Wednesday, 22 September 2010

On Feasts and Fasts and Ember Days

On the theme of continuity with our medieval past...

Last week, September 14th, was the Feast of the Exaltation of the Cross, or Holy Rood Day*, to be more medieval. Three days in the week following that feast - the Wednesday, Friday and Saturday - were traditionally Ember Days, set aside as times of fasting and prayer. There are four periods of Ember Days in the year, at the four seasons of the year: the first week in Lent, the week after Whitsun, the September days, and the week following St Lucy's Day in December. Wikipedia offers, without citation, this mnemonic:

"Fasting days and Emberings be
Lent, Whitsun, Holyrood, and Lucie."

Memorable.

The OED derives 'ember' in this usage from the Old English ymbren, which comes ultimately from OE. ymbryne, that is ymb 'about, round' + ryne 'course, running'. (Although our cautious lexicographer adds "It seems however not wholly impossible that the word may have been due to popular etymology working upon some Vulgar Lat. corruption of quatuor tempora". Not wholly impossible, no.). They do not mention the rather sketchy etymology provided by one fifteenth-century writer, John Mirk, an Augustinian canon from Shropshire who wrote in his collection of homilies for festal days, "Þes dayes byn callet Ymbryngdayes..for encheson þat our old faders wolden ete þes dayes kakes bakyn yn þe ymbres". That is, "these days are called Ember-Days because on these days our ancestors used to eat cakes baked in the embers." Well, no, John, but not a bad try.

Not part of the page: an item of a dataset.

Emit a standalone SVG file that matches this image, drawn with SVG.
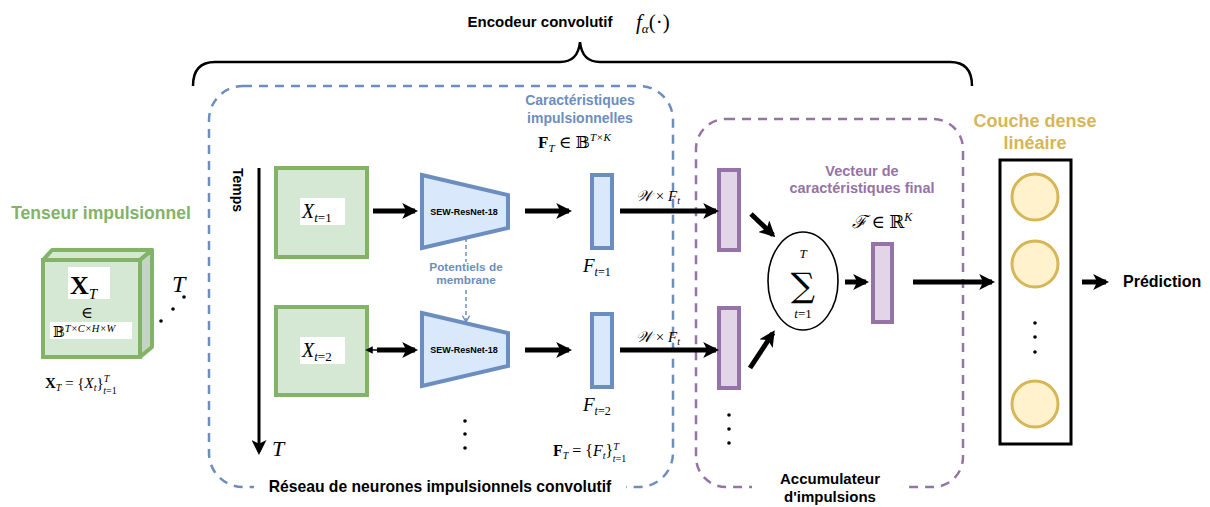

(In case this makes you wonder: ember in relation to a fire is not related to the Ember Days; it comes from OE æmerge, and the -b- sneaked in there later).

So the word evokes the turning course of the year, and provides an opportunity to reflect on the passage of time, the involvement of God in the needs of the different seasons of the year. It's an ancient practice of the church, dating back ultimately to pre-Christian tradition, though now observed only sporadically. What always strikes me about such observances, as indicated by the English names they bear - see also, Lammas and Whitsun - is how thoroughly enmeshed they once were in English life. The collections of quotations about these words in the OED and the Middle English Dictionary don't come from learned works, or even from church calendars: they're from laws, charters, letters, even cookery books - mentioned in passing in the records of everyday life, more to be counted on than dates reckoned in days or months. The cycle of medieval life was a round of feasts and fasts, many of which are now almost forgotten. I'm trying to think my way into them, one by one.



*Sometimes in medieval usage called "Holyrood day in harvest" to distinguish it from the Feast of the Invention of the Cross, in May. The two feasts have now been merged... sigh.